On Wednesday, we profiled J.P. Livingston, a woman who worked in finance in New York City for seven years before retiring last year at age 28 with $2.25 million.
The story got people talking.
Many CNNMoney readers viewed Livingston as an outlier with advantages that most people don't have because she graduated from Harvard with zero debt and had an extremely high income.
RadicalM0derate says on Twitter: "So to retire young: get into Harvard & pay for it through scholarships and family $; save most/all of your 6 figure income for 10 yrs. Easy."
To be sure, Livingston is in a rarefied group.
Plus, Livingston's mid-six-figure income put her squarely in the 1%. Most people earn something closer to the median income, which is $56,500, according to the Census Bureau.
But some readers found her story inspiring, and the lessons applicable.
As Anton Mykytenko posted on Facebook, her experience, while on one end of the spectrum, is scalable: "Regardless of whether or not she received some help, she still worked to find the place where she's paid the most versus her living costs, saved up 70% of her income, and planned early. No matter your situation, these are still things you can apply to your life. Think about how what she did can help you get ahead instead of getting outraged."
Many people have achieved financial independence on much lower incomes, like this couple we profiled in June. While age 28 is extreme, those with lower incomes might be able to do it by 35 or 40, or by moving somewhere with a lower cost of living, or learning to live on less.
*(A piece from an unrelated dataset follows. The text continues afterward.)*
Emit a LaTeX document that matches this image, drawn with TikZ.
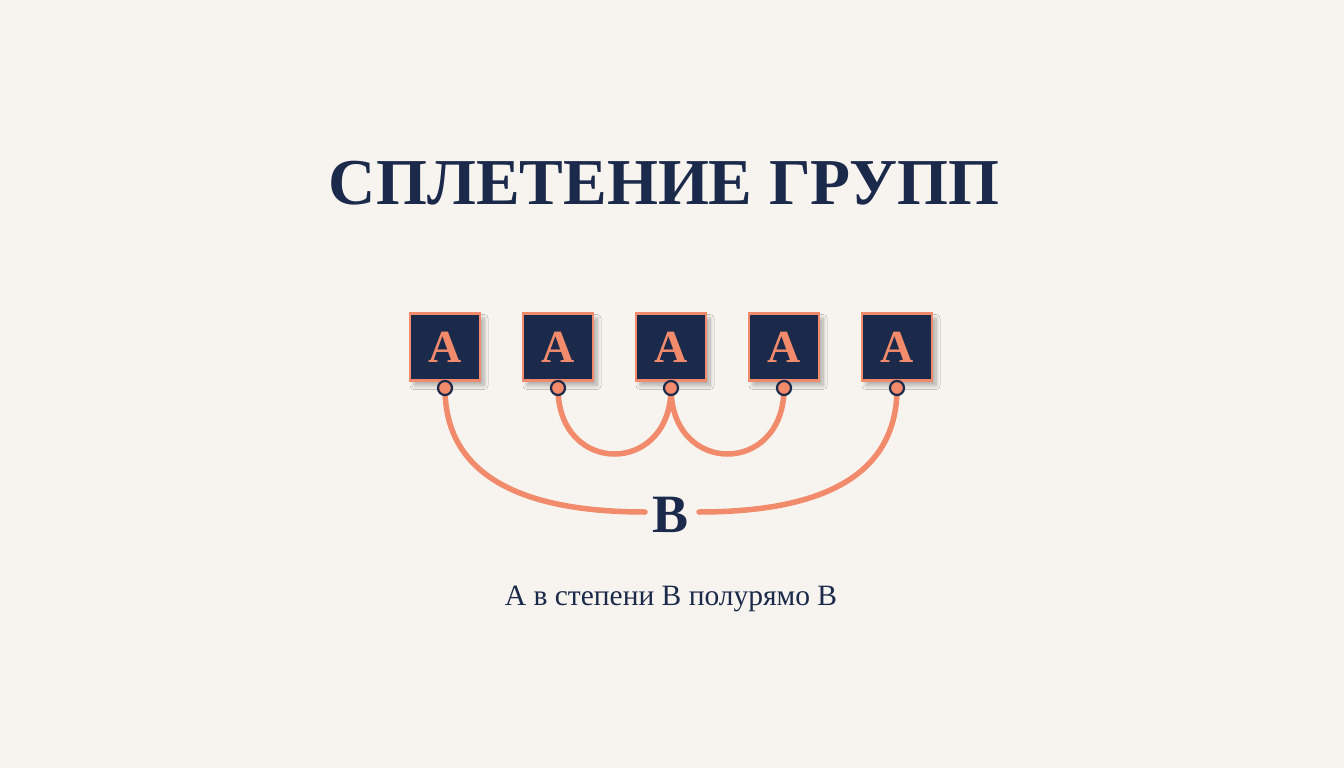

Other readers pointed out that Livingston can't be financially independent if her spouse still works.
"She is not really retired she got married & plans on having kids & her husband still works. Like many families," writes Patrick Landers on Facebook.
But Livingston's savings are enough to cover both her and her husband's expenses regardless of his income. (Plus, he has some savings of his own).
Some readers questioned whether financial independence is possible for someone who didn't go to Harvard, and isn't in the 1%.
One Reddit user thinks it is: "I live in NYC. $2 million is our number and we are 3/4 of the way there. Of course I made less than this woman for my entire career, went to SUNY, and still spent much of my time and money partying when I was her age. But I'm 44 and almost there."
At such a young age, is $2.25 million really going to be enough to last for the rest of her life?
As Matthew Coldrick replied on Facebook, "Most people need that much to retire at 60. Good luck making $2m last 60 years."
With a nest egg of $2.25 million to live on for the next 60 years, she could take out $88,800 annually or about $7,400 a month from age 29 to 89, assuming a 4% growth rate. Not living large, but certainly better off than many people, especially considering she isn't even working.
So Livingston feels set at 29 years old with her pot of gold. Many readers wanted to know: then what?
Karren Omeara asks on Facebook: "So than what do you do with at least 50 years left?"
"Live" replied Deborah Toomey.
Even by making a few tweaks to your current finances -- saving 20% for retirement instead of 10%, looking to used goods instead of new, cutting entertainment expenses, investing what you have in a way that suits your risk-tolerance -- you can still get to the retirement you're looking for. Whether it is at 28 or 58, it's your journey, better to have more control over it now than less later.